I recently had the opportunity to talk to the Church lab about Open Humans, and in the course of preparing slides I needed to represent “people” somehow. The standard “person” icon felt irritatingly male-default (the one on men’s bathroom doors), and mixing it up with the stereotyped “dress equals woman” felt like a miserable propagation of gender binary. So I looked for some silhouettes of people (and I looked for them on OpenClipArt, where all artwork is supposed to be public domain).
I found these1 – and they’re better than icons. People, after all, vary. Humans aren’t a bunch of identical rubber stamps.2
You’ll probably think I’m too picky, but I was still dissatisfied. There was only one woman, and she still felt … extra feminized. I mean, it’s not offensive at all, she looks very normal. But the hair, the legs, the shoes… it still felt like a “performance of femininity” and not just “here is a person that happens to be female”.
Recently I saw that Inkscape has a trace tool and thought I could try my hand at making some “real people silhouettes” from real photos. So I searched Flickr and found this CC-BY photo by downstairsdev. From that I made these three figures:
Can you guess which of these are female? (Answer: all of them.3) Chris wasn’t sure if these were female or male when glancing at them. I think we are collectively inured to the exaggerations made by media: men and women aren’t as different as we make them out to be.
I’d like clip art with less gender-exaggeration to be available to all, so I’ve put them on Wikimedia Commons. I’ve marked these as CC0 because I think clip art really shouldn’t expect stuff like attribution.4 The photo was CC-BY (and not CC-BY-SA) so I think this licensing choice is allowed (let me know if I’m mistaken). (Sorry, I’ve requested deletion of the images per Sage’s correction below.)

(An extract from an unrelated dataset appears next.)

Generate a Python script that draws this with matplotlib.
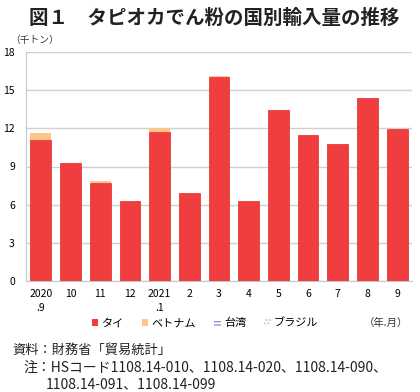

I also made a nice “man with a cane” silhouette from this photo by ragesoss of his grandfather (going by the title there) but the photo is CC-BY-SA. As a result I’m not really sure what to do with it I’ve shared it with a CC-BY-SA license, but I really wish it could be CC0. Maybe Sage can change the license to CC-BY…. Thanks to Sage relicensing this, I’m able to share it as CC0.
1: All four were by rejon, links: Person Outline 1, Person Outline 2, Person Outline 3, Person Outline 4
2: Indeed, the fact humans vary — and that their risk preferences vary — is why something like Open Humans should exist. Some participants will be okay with publicly sharing data that others prefer to keep private.
3: If you crank up the curves – or the gamma on your computer – you can see the faces of the silhouetted folks in the original photo.
4: Well, to be fair, I decided to CC0 all my media shared on Wikimedia Commons.